Morgenson and Rosner turn over a lot of rocks, doing a good job of explaining the incentives and motivations of various actors, including those few who sounded the alarm, usually in vain. The most infamous of the bad boys are, in addition to Johnson, Rep. Barney Frank (D-Mass.), Sen. Chris Dodd (D-Conn.), Clinton administration Treasury Secretary Robert Rubin and his deputy Larry Summers, and Fannie Mae officials Franklin Raines and Robert Zoellick.
President Bill Clinton was an enthusiastic enabler. In 1994 he launched the Johnson-conceived National Partners in Homeownership program, a public-private partnership booster club aimed at encouraging greater home ownership financing. President George W. Bush foolishly took a plunge into affordable home ownership in 2002 by announcing expanded support for home buyers from the Department of Housing and Urban Development, but made at least two efforts to get Congress to put the brakes on Fannie Mae’s runaway express. His most serious effort, in 2005, died when Bush capitulated to a united front of Democratic senators, including the Fannie Mae–financed Sen. Barack Obama (D-Ill.), who vowed to filibuster a Republican-authored regulatory reform bill. To the end of his presidency Bush seemed not to grasp the awful consequences of his passion for irresponsibly expanding home ownership.

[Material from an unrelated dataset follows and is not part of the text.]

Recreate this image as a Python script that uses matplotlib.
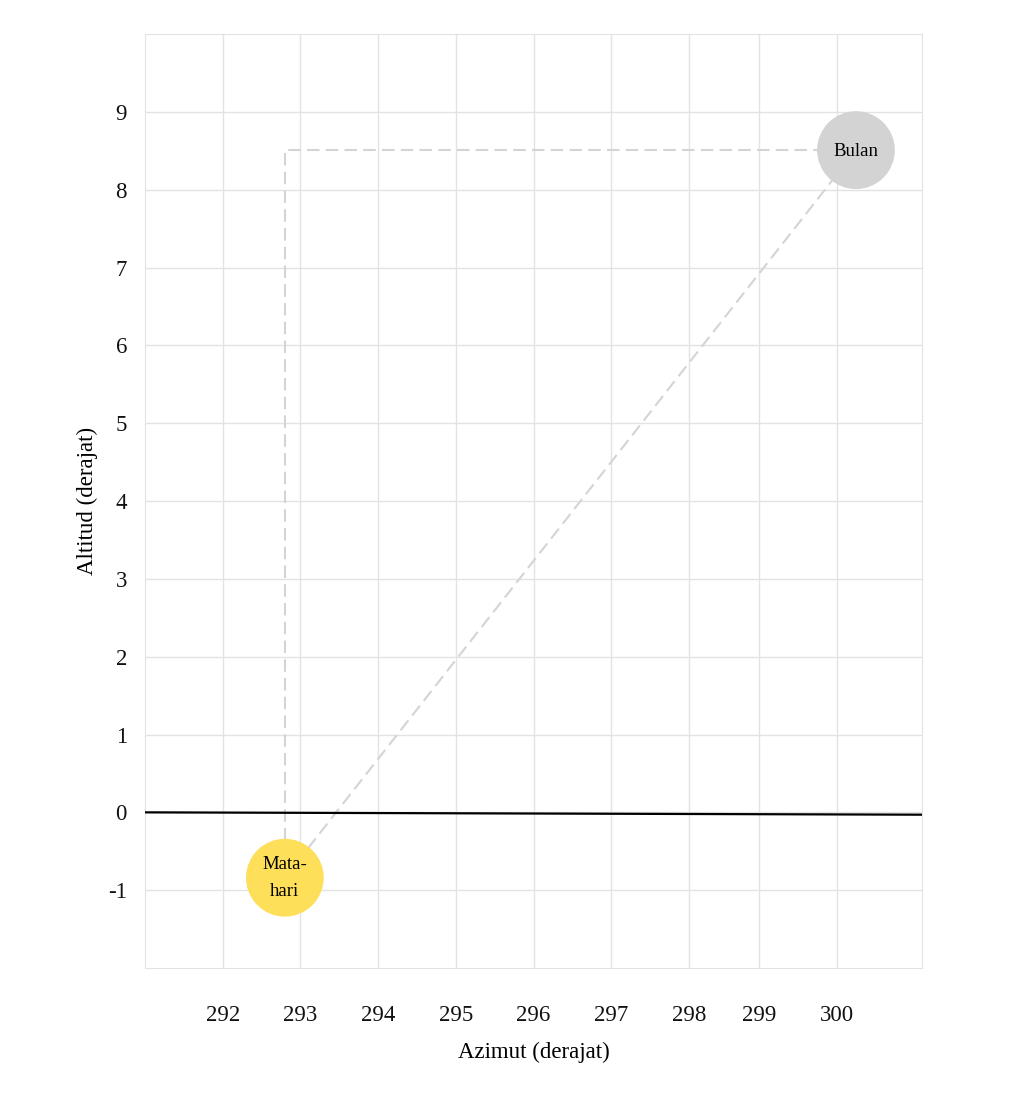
import numpy as np
import matplotlib.pyplot as plt
from matplotlib.patches import Circle

# datos de posición (grados)
sun_az, sun_alt = 292.8, -0.84
moon_az, moon_alt = 300.15, 8.51
body_radius = 0.5
horizon_az = [291, 301]
horizon_alt = [0.0, -0.03]

x_tick_pos = [292, 293, 294, 295, 296, 297, 298, 298.9, 299.9]
x_tick_labels = ['292', '293', '294', '295', '296', '297', '298', '299', '300']
y_ticks = [-1, 0, 1, 2, 3, 4, 5, 6, 7, 8, 9]

plt.rcParams['font.family'] = ['Liberation Serif', 'DejaVu Serif']
plt.rcParams['axes.unicode_minus'] = False

fig = plt.figure(figsize=(10.24, 10.96), dpi=100)
ax = fig.add_axes([0.1416, 0.1168, 0.7588, 0.852])
ax.set_xlim(291, 301)
ax.set_ylim(-2, 10)

# rejilla
ax.set_xticks(x_tick_pos)
ax.set_xticklabels(x_tick_labels)
ax.set_yticks(y_ticks)
ax.grid(True, color='#e3e3e3', linewidth=1)
ax.set_axisbelow(True)
for s in ax.spines.values():
    s.set_color('#e3e3e3')
ax.tick_params(length=0, labelsize=16.5, colors='#111111')
ax.tick_params(axis='x', pad=27)
ax.tick_params(axis='y', pad=13)

# horizonte
ax.plot(horizon_az, horizon_alt, color='black', linewidth=1.6, zorder=3)

# líneas guía
dash = dict(color='#d4d4d4', linewidth=1.5, dashes=(6, 3), zorder=2)
ax.plot([sun_az, sun_az, moon_az], [sun_alt, moon_alt, moon_alt], **dash)
ax.plot([sun_az, moon_az], [sun_alt, moon_alt], **dash)

# cuerpos
ax.add_patch(Circle((sun_az, sun_alt), body_radius,
                    facecolor='#fddf5a', edgecolor='none', zorder=4))
ax.add_patch(Circle((moon_az, moon_alt), body_radius,
                    facecolor='#d3d3d3', edgecolor='none', zorder=4))
ax.text(sun_az, sun_alt, 'Mata-\nhari', ha='center', va='center',
        fontsize=13.5, linespacing=1.75, zorder=5)
ax.text(moon_az, moon_alt - 0.02, 'Bulan', ha='center', va='center',
        fontsize=13.5, zorder=5)

ax.set_xlabel('Azimut (derajat)', fontsize=16.5, labelpad=11)
ax.set_ylabel('Altitud (derajat)', fontsize=16.5, labelpad=7)

fig.savefig('out.png', dpi=100)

Also notable among the villains were the three securities rating agencies: Standard & Poor’s, Fitch’s, and Moody’s. A 1975 Securities and Exchange Commission (SEC) ruling conferred a shared monopoly on the three, and each learned that asking for too much information about a pool of loans was bad for its business. Since the rating agencies only offered opinions, they were not subject to civil action by investors who discovered that they had paid too much for junk.